Making a traditional bowl of Matcha may seem a bit intimidating at first, but it’s actually quite simple. In this week’s blog post, the spotlight will be on Matcha accessories, focusing specifically on its purpose and proper usage. Once accustomed to the different types of tools, making a bowl of Matcha can be a calm, unique, and rewarding experience.
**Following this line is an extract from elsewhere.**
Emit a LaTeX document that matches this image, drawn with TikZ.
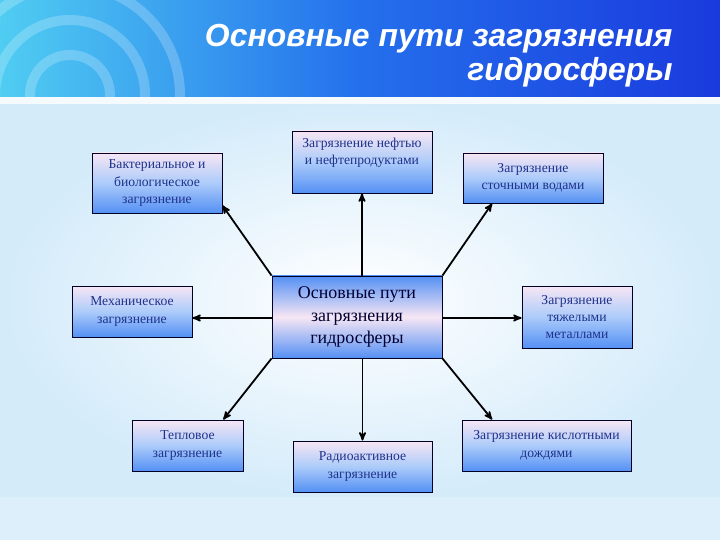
\documentclass[tikz,border=0pt]{standalone}
\usepackage{fontspec}
\setmainfont{Liberation Serif}
\newfontfamily\titlefont{Liberation Sans}
\usepackage{tikz}
\usetikzlibrary{positioning,arrows}
\usetikzlibrary{calc}
\definecolor{boxtop}{RGB}{247,230,244}
\definecolor{boxmid}{RGB}{172,203,250}
\definecolor{boxbot}{RGB}{84,144,244}
\definecolor{boxtext}{RGB}{30,50,140}
\definecolor{bannerl}{RGB}{80,205,242}
\definecolor{bannerm}{RGB}{36,112,236}
\definecolor{bannerr}{RGB}{26,58,222}
\definecolor{bodybg}{RGB}{212,235,250}
\tikzset{
  putnode/.style = {align=center, inner sep=0pt, rectangle,
    draw=black!85!blue, line width=0.9bp},
  put_x/.style = {putnode, top color=boxtop, bottom color=boxbot,
    middle color=boxmid, text=boxtext,
    font=\fontsize{13.7}{17.5}\selectfont},% boite laterale
  put_c/.style = {putnode, top color=boxbot, bottom color=boxbot,
    middle color=boxtop, text=black!80!blue,
    font=\fontsize{18}{23}\selectfont},% boite centrale
  put_a/.style = {->, >=stealth', line width=1.8bp, black}
}

\begin{document}
\begin{tikzpicture}[x=1bp,y=-1bp]
\useasboundingbox (0,0) rectangle (720,540);
% fond
\fill[bodybg] (0,0) rectangle (720,540);
\shade[inner color=white, outer color=bodybg] (0,100) rectangle (720,500);
\fill[bodybg!80!white] (0,497) rectangle (720,540);
\shade[left color=bannerl, right color=bannerr, middle color=bannerm]
  (0,0) rectangle (720,97);
\begin{scope}
  \clip (0,0) rectangle (720,97);
  \foreach \r in {40,75,110}
    \draw[white, opacity=0.22, line width=10bp] (70,95) circle (\r);
\end{scope}
\fill[white!75!bodybg] (0,97) rectangle (720,104);
% titre
\node[anchor=base east, text=white,
  font=\titlefont\bfseries\itshape\fontsize{32}{35}\selectfont]
  (titre1) at (676,47) {Основные пути загрязнения};
\node[anchor=base east, text=white,
  font=\titlefont\bfseries\itshape\fontsize{32}{35}\selectfont]
  (titre2) at (676,81) {гидросферы};
% boites
\node[put_c, minimum width=170bp, minimum height=82bp] (centre) at (357,317)
  {Основные пути\\загрязнения\\гидросферы};
\node[put_x, minimum width=130bp, minimum height=60bp] (bact) at (157,183)
  {Бактериальное и\\биологическое\\загрязнение};
\node[put_x, minimum width=140bp, minimum height=62bp] (neft) at (362,162)
  {Загрязнение нефтью\\и нефтепродуктами\\[4bp]};
\node[put_x, minimum width=140bp, minimum height=50bp] (stok) at (533,178)
  {Загрязнение\\сточными водами};
\node[put_x, minimum width=120bp, minimum height=51bp] (meca) at (132,311.5)
  {Механическое\\загрязнение};
\node[put_x, minimum width=110bp, minimum height=62bp] (metal) at (577,317)
  {Загрязнение\\тяжелыми\\металлами};
\node[put_x, minimum width=111bp, minimum height=51bp] (teplo) at (187.5,445.5)
  {Тепловое\\загрязнение};
\node[put_x, minimum width=139bp, minimum height=51bp] (radio) at (362.5,466.5)
  {Радиоактивное\\загрязнение};
\node[put_x, minimum width=169bp, minimum height=51bp] (kisl) at (546.5,445.5)
  {Загрязнение кислотными\\дождями};
% fleches
\draw[put_a] (centre.north west) -- ([yshift=8bp]bact.south east);
\draw[put_a] (centre.north -| neft.south) -- (neft.south);
\draw[put_a] (centre.north east) -- ($(stok.south west)!0.21!(stok.south east)$);
\draw[put_a] (centre.west |- 0,318) -- (meca.east |- 0,318);
\draw[put_a] (centre.east |- 0,318) -- (metal.west |- 0,318);
\draw[put_a] (centre.south west) -- ($(teplo.north west)!0.82!(teplo.north east)$);
\draw[put_a] (centre.south -| radio.north) -- (radio.north);
\draw[put_a] (centre.south east) -- ($(kisl.north west)!0.18!(kisl.north east)$);
\end{tikzpicture}
\end{document}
Matcha accessories include:

  • Bamboo Scoop
  • Whisk
  • Whisk Holder
  • Hand Sifter
  • Natsume
  • Strainer Can
  • Matcha Bowl

Find all of our Matcha accessories here.

 

     

Bamboo Scoop

This simple tool is used to scoop Matcha from the container into the bowl. One scoop is equivalent to approximately one gram of Matcha. When drinking Matcha the traditional way, it is recommended to use two scoops (about 1/2 teaspoon).

        

Whisk

One of the most well-known Matcha tools is the whisk. Known as the “chasen,” the whisk is made of bamboo and can come in a variety of sizes (80 prongs, 100 prongs, or 120 prongs). It is used to aerate the tea and create a creamy foam layer on the surface, similar to a latte. Before using a new whisk, it is recommended to soak it in hot or boiling water for a few minutes to get rid of the bamboo aroma, while allowing the whisk to unravel.

     

Whisk Holder

The whisk holder, known as the “kuse naoshi,” is a tool that props up the whisk for better drying and storing. This also reduces molding and helps maintain the shape of a whisk. Though a whisk holder is not absolutely required, it significantly extends the life of the whisk and is highly recommended.

     

Hand Sifter

Matcha particles are extremely fine – less than 10 microns (finer than baby powder) – which makes for a smooth drink. However, sometimes small clumps form. These clumps can easily be broken up using a hand sifter.

     

Natsume

If you do not want to sift the Matcha every time, a natsume—or a tea caddy used to hold sifted Matcha— may come in handy. Typically used during traditional Japanese tea ceremonies, this tea accessory is not absolutely necessary, but useful.

     

Strainer Can

The strainer can is convenient for sifting and storing. The top portion of the can features a built in, removable sifter. The finely sifted Matcha particles fall into the bottom portion of the can to be stored. We recommend storing around one week’s worth of sifted Matcha in the refrigerator, and the rest of the Matcha in the freezer.

     

Matcha Bowls

Lastly, Matcha bowls are essential for your experience. Bowls come in three different shapes, which are used according to the season: summer, winter, and year-round. The summer bowl is shallow and features a wide mouth, which allows the Matcha to cool quicker when enjoying on a hot, sunny day. The winter bowl is a deep bowl with a narrow mouth. Designed to retain the heat of the Matcha, this bowl is perfect for a cold winter day. Lastly, there are bowls made for everyday use. Featuring a normal width and depth, this is the perfect bowl for any occasion all year-round.